From the last update of ExVenture, ExVenture can now be configured to run in a multiple node configuration. In this post I’ll show you the basics of how I did that.
What is ExVenture?
ExVenture is a multiplayer text-based game, a Multi-User Dungeon (MUD), server.
You can see more information about ExVenture at exventure.org and GitHub. You can see it running on MidMUD. There is also a public Trello board.
Starting point
ExVenture was heavily geared towards running as a single node to start out. I used Registry very heavily, which only works for a single node. I also have a few local cache processes that out of the gate wouldn’t work well when spanning multiple nodes.
My first thoughts where about splitting up the app into an umbrella app and figuring out how to boot the web on one node, the telnet connection on another, etc. I started talking about this in the MUD Coders Guild, and I got a question of “why?”
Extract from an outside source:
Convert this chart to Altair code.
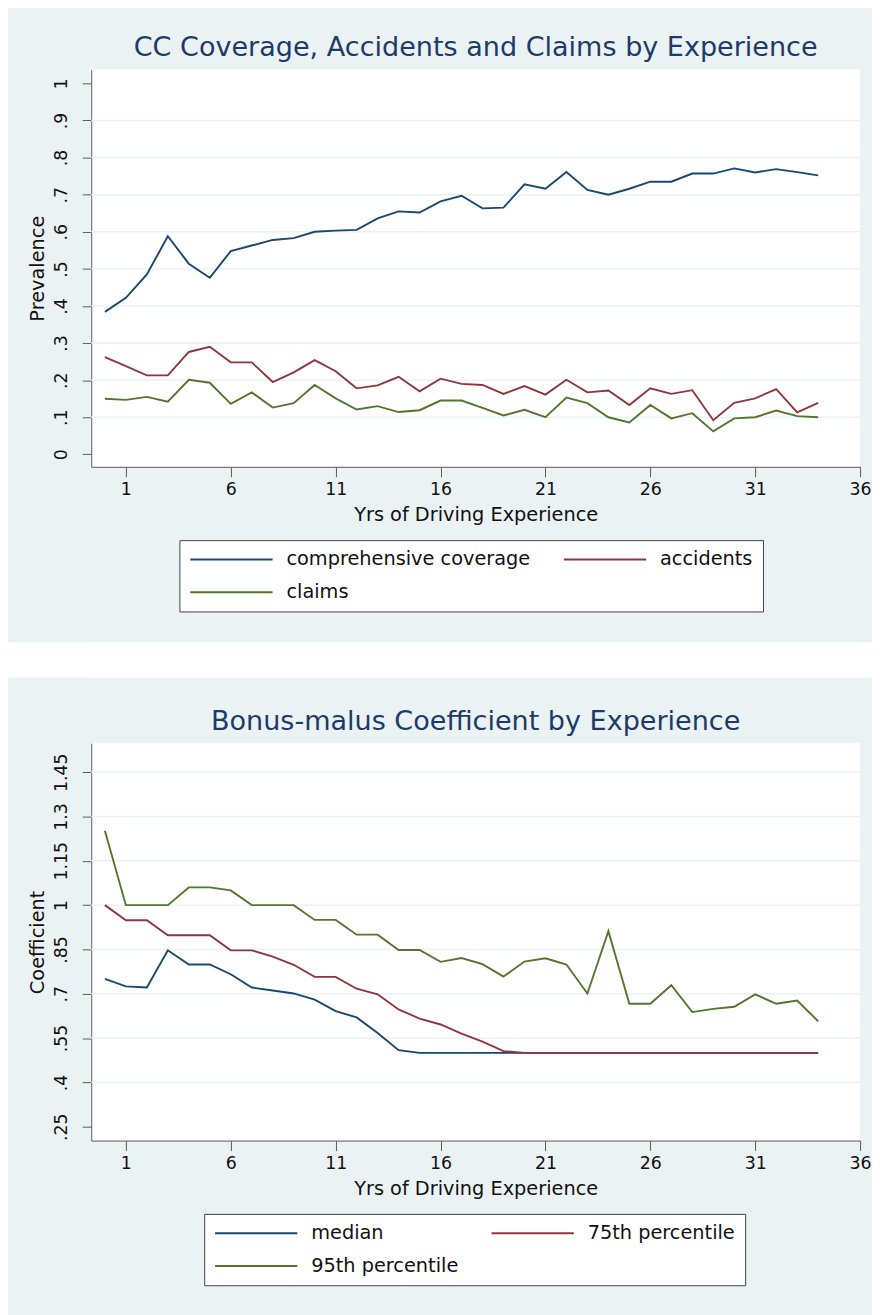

This was a great question and got me thinking about what else I could do.
I eventually settled on trying to get the same application booting on all nodes and a leader node starting the processes that can only exist once in the cluster, e.g. the world.
Clustering
First up was connecting up nodes in an automated fashion. Since my app was heavily geared towards being a single node, this should be fine. Each node wouldn’t talk to each other and the entire world would be spun up on each node.
This was extremely simple with libcluster. It was as simple as installing the hex package and adding this to my configuration files:
config :libcluster,
topologies: [
local: [
strategy: Cluster.Strategy.Epmd,
config: [hosts: [:"world1@host", :"world2@host"]]
]
]
Then when starting my app I switched to booting with iex
to get the sname
flag available.
iex --sname world1 -S mix
iex --sname world2 -S mix
Picking a Leader
Once the world was clustered, I started on picking a leader. I had heard about Raft before, but never really looked into it.
If you are interested in clustering at all, I’d highly recommend giving the paper a read. It is very simple to follow along and understand. Which was the main point of creating Raft, a simple to understand consensus algorithm.
For ExVenture, I went with implementing my own Raft module because I only wanted the leader election part of Raft. I don’t need (at least yet!) the rest of Raft.
You can see that in the Raft module. There is a lot to this module that doesn’t need to be covered here, but it boils down to the group picks a leader and that leader calls the subscriptions that care about who was leader.
A leader is picked
Once a leader is picked, the Game.World.Master
process uses pg2 to find all of the other Game.World.Master
processes and sees what zones are alive in the cluster.
After finding out what nodes are alive it spins up the zones not online across the cluster, using a simple rebalacing algorithm.
Global process registry
I also switched to using the global process registry as part of this. I started looking at swarm but it seemed to be something different than what I was looking for.
I will most likely end up changing this in the future but switching {:via, Registry, {Game.NPC, id}}
to {:global, {Game.NPC, id}}
was an extremely simple change that worked. So I went with it and haven’t looked back.
Messages spanning the cluster
The game was now officially multi-node and you could play on either iex
servers and see other players and NPCs on the other one.
There was only one final step and that was setting up pg2
groups for each of my caches and my communication layer.
This is very simple and can be done as follows in the init function and a slight change to casting to your GenServers.
@key :items
def init(_) do
:ok = :pg2.create(@key)
:ok = :pg2.join(@key, self())
#...
end
def insert(item) do
members = :pg2.get_members(@key)
Enum.map(members, fn member ->
GenServer.call(member, {:insert, item})
end)
end
Next Steps
With this up and running I was able to get MidMUD in a multi-node (3 world servers) set up for production. It has been working out pretty well so far and only once I found a large bug (of not being able to communicate across nodes in channels.)
I will post more updates as I continue enhancing the distributed nature of ExVenture.
You can see everything described here in these two pull requests, #37 and #39.